Search the records for the word "this" and pick out every line that has it.

* Start Listed records *

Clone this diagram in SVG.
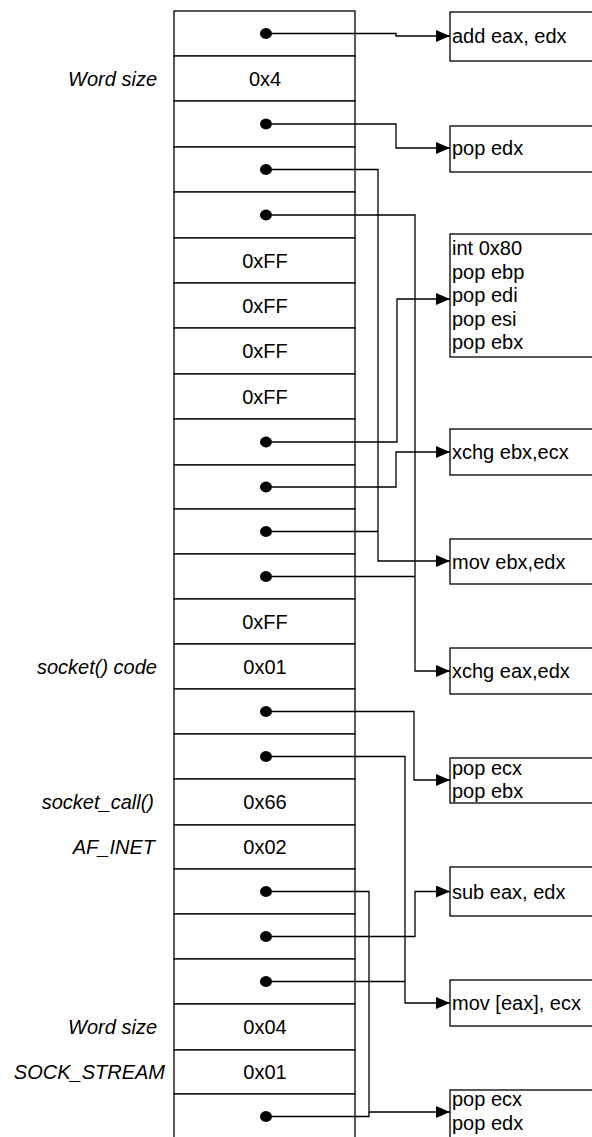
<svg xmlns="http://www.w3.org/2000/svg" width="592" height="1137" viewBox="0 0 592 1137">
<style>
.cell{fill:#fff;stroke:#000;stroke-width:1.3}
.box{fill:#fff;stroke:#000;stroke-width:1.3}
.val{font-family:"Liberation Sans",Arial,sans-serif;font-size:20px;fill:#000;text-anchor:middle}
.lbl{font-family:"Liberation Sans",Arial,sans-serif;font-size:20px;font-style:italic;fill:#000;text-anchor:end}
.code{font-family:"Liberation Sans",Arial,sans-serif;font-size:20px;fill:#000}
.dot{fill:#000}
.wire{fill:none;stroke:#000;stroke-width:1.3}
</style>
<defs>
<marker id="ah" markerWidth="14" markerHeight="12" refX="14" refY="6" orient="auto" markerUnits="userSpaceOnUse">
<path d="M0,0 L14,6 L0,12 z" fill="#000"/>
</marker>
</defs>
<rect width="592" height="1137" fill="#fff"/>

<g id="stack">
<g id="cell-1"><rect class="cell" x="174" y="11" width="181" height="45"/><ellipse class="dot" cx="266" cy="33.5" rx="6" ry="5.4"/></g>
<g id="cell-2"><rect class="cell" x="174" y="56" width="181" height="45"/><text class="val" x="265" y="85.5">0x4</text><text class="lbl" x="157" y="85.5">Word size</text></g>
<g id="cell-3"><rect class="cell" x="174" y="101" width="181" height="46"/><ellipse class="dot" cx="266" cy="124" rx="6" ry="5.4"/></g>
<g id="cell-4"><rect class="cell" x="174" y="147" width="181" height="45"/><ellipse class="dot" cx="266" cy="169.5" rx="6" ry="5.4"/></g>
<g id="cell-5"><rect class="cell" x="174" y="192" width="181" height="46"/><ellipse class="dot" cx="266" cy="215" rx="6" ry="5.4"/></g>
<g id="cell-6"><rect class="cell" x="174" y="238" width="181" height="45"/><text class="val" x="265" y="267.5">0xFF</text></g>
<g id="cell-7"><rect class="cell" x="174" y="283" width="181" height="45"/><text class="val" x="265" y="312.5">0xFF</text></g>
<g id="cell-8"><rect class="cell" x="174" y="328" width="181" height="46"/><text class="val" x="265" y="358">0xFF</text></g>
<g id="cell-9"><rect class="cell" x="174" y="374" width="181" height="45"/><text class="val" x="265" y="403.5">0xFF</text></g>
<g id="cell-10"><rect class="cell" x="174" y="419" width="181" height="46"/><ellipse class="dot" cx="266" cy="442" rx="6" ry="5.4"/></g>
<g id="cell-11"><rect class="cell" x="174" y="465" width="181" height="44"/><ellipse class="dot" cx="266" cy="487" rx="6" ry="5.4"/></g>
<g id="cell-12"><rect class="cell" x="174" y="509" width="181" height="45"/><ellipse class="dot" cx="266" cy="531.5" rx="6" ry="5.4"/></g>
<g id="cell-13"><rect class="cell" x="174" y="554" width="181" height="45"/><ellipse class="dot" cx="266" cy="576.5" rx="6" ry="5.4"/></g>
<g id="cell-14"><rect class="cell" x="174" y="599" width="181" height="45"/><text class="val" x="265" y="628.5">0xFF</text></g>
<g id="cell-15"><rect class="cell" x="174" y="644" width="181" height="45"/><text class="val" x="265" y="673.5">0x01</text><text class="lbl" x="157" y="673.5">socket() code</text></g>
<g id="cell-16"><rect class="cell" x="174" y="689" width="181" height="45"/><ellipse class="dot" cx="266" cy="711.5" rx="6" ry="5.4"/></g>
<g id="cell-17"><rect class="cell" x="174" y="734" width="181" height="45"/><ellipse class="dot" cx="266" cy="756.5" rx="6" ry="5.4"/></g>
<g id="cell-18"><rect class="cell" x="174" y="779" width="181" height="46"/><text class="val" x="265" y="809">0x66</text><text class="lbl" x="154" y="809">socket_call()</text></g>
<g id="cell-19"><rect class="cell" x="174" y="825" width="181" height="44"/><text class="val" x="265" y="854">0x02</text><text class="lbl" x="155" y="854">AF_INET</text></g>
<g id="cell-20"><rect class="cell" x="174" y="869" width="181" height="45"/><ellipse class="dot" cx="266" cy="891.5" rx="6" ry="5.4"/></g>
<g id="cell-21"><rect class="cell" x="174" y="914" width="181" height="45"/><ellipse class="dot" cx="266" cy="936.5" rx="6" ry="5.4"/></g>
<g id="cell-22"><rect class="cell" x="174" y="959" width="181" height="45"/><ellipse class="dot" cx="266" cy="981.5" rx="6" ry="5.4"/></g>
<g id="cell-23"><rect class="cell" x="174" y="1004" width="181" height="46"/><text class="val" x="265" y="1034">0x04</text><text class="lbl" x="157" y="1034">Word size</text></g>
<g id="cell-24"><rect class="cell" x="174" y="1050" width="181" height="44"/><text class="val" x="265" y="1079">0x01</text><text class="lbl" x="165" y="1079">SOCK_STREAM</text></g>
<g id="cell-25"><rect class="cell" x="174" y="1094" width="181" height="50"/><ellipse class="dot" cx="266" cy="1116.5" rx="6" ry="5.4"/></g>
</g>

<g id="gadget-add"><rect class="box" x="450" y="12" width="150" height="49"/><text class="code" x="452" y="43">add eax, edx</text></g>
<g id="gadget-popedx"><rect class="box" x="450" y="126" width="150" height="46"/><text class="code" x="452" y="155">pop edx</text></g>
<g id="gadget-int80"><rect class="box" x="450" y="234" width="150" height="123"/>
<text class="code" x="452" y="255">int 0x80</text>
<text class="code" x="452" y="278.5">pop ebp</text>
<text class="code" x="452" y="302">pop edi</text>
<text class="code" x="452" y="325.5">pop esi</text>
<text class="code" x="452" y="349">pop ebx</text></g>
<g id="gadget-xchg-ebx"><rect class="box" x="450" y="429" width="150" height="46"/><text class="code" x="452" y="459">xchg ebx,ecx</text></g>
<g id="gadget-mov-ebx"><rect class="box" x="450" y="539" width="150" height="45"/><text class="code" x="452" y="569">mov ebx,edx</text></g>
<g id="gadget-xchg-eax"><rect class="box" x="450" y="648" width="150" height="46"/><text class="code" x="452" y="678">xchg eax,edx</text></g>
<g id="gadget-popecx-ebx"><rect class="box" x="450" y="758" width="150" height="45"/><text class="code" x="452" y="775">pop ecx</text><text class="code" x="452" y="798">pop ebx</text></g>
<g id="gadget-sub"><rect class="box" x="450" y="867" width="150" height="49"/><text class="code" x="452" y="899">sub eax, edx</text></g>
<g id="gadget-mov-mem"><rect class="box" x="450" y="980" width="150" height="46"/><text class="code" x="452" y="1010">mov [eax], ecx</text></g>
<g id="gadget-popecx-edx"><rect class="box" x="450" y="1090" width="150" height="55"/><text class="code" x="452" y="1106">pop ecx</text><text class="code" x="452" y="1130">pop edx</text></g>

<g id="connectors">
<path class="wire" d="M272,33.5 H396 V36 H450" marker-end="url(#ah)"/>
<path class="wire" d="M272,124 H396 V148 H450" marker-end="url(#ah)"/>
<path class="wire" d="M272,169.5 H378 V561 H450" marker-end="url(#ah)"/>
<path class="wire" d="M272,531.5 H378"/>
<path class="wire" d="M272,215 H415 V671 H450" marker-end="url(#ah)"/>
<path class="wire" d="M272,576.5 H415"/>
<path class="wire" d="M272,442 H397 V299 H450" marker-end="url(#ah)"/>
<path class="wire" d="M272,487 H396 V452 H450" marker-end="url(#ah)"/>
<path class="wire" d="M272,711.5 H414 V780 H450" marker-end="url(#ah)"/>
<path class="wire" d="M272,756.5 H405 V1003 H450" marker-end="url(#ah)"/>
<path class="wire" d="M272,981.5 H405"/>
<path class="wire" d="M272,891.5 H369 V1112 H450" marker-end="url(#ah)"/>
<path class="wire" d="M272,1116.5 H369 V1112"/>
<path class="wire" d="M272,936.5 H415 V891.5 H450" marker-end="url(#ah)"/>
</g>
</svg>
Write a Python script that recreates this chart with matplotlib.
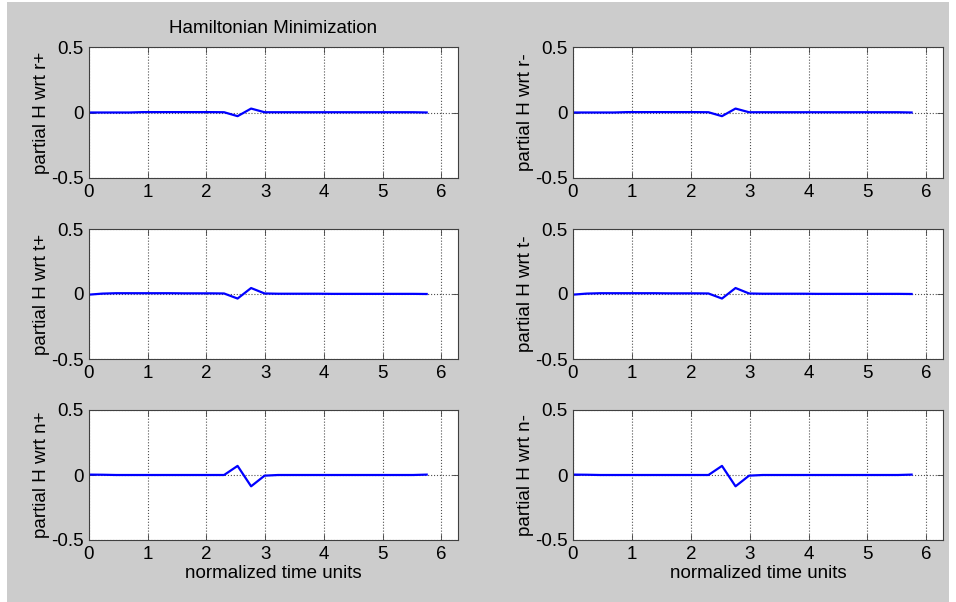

* End Listed records *

> Solved exercise
Clone this diagram in SVG.
Write a Python script that recreates this chart with matplotlib.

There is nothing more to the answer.